Good times Bad times

Well, before I begin on what I want to say today, I found this flash presentation on my friend's blog on stereotypes. Considering some of my readers are hardcore fans of my blog, ie you only patronise my blog, I decided that you have to see this flash presentation cos it basically stereotyped males and females. Though I dun really agree with some of the stereotypes, I must agree with the one regarding females going to the toilet (not meant to discriminate anyone). Perhaps what depicted in that section is more commonly seen in schools than anywhere else. Anyway, just watch and see.

The normal human life is not perfect, meaning that there bound to be ups and downs. Maybe ups will come after the downs and the downs wil come after the ups or both will come together. But as Ronan Keating sang, 'Life is a rollercoaster'. We cannot do anything about what is beyond our control. But what we can do is to adjust our mindsets and the way we adjust our mindsets towards things will determine how we handles whatever ups and downs we experience in life. It actually doesn't matter how much bad times we have, cos bad times are meant to test us and make us grow. Actually I have touched on this issue for quite a number of posts. For some quick reference, in case my readers want to refresh their memories, you can refer to my 13 Dec century post, the 12th Day 4 Jan post, and of course there are many more here and there. Yeah, in case you wanna say, I take on a bright outlook on things, though sometimes there can be times when troubles seem too much for me to be optimistic. But we must bear in minds, bad times are bound to come. We have to face bad times one day or another. Then we must ask ourselves, do we want to find ourselves telling ourselves 'we are dead' and allow ourselves to rot away, internally as well as externally?
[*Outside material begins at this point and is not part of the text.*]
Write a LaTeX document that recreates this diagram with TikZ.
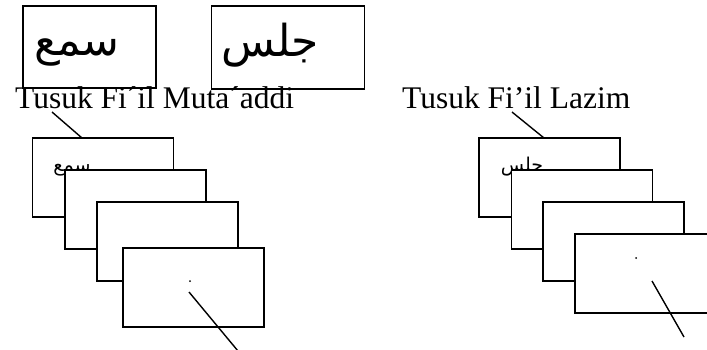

To end off, I will want to relate a story. It's based on a true story, just I jumbled up the order and gave the characters pseudonyms. There is this guy, let his name be John. John comes from an unfortunate background. His mother passed away when he was young, leaving him and his siblings and his father behind. His father therefore has to take on the role of both the mother and father. Soon, John found himself working to supplement his family income, while coping with his school work. In fact, John used to study in a top school, which his father wants him to go. His school work however suffered a great deal and he begins to look at life in a negative way. In fact, he loses confidence in himeself too and began to feel insecure, feeling that bad things always happen to him and there can't be any good thing happening to him.

Then enter Alexandra. Alexandra comes from a more fortunate family than John. She knows John for quite a few years and over the years, begins to take a liking on John. John, for all your information, is not that good looking, so Alexandra didn't really fall for his look. He wasn't that smart too, so she couldn't have wanted to use him for her studies... in fact Alexandra is older than John by two years. So, Alexandra appreciated who John is and falls for him. As time goes by, it became obvious that Alexandra likes John, through all her actions and on Friendship Day, she even gave him a boutique of flowers... not something which Alexandra will do to any guys. But the problem is that John is so negative in his outlook in life that he dun believe that there is this very nice girl called Alexandra who likes him so much. To him, there is no such good deal in life (my foot) and there must be something Alexandra wants from him (as if there is anything she can want from him).


So the relationship between the two really goes into a rollercoaster ride. The stalemate held on for ten months or so. And finally John accepted Alexandra, after coming to terms that he missed Alexandra a lot too and that he appreciated her presence in her life too. But due to his insecurities and his pessimistic outlook, the relationship is yet to be tested...

So, what am I trying to say here? Because of his own insecurity, he almost missed out on someone who really cares for him so much. Because of his pessimistic attitude, he refused to believe that good things can happen in his life. All these sprouted from his past experiences. I have not mentioned this, but the couple came together just before Alexandra was prepared to give up John. Well..., my point is that it's human to worry about things, but certainly not good for mental health to begin seeing things in bad light, not good for relationship too.

Okay, story telling time's over. I shall write again. See ya. Till my fans call for me again.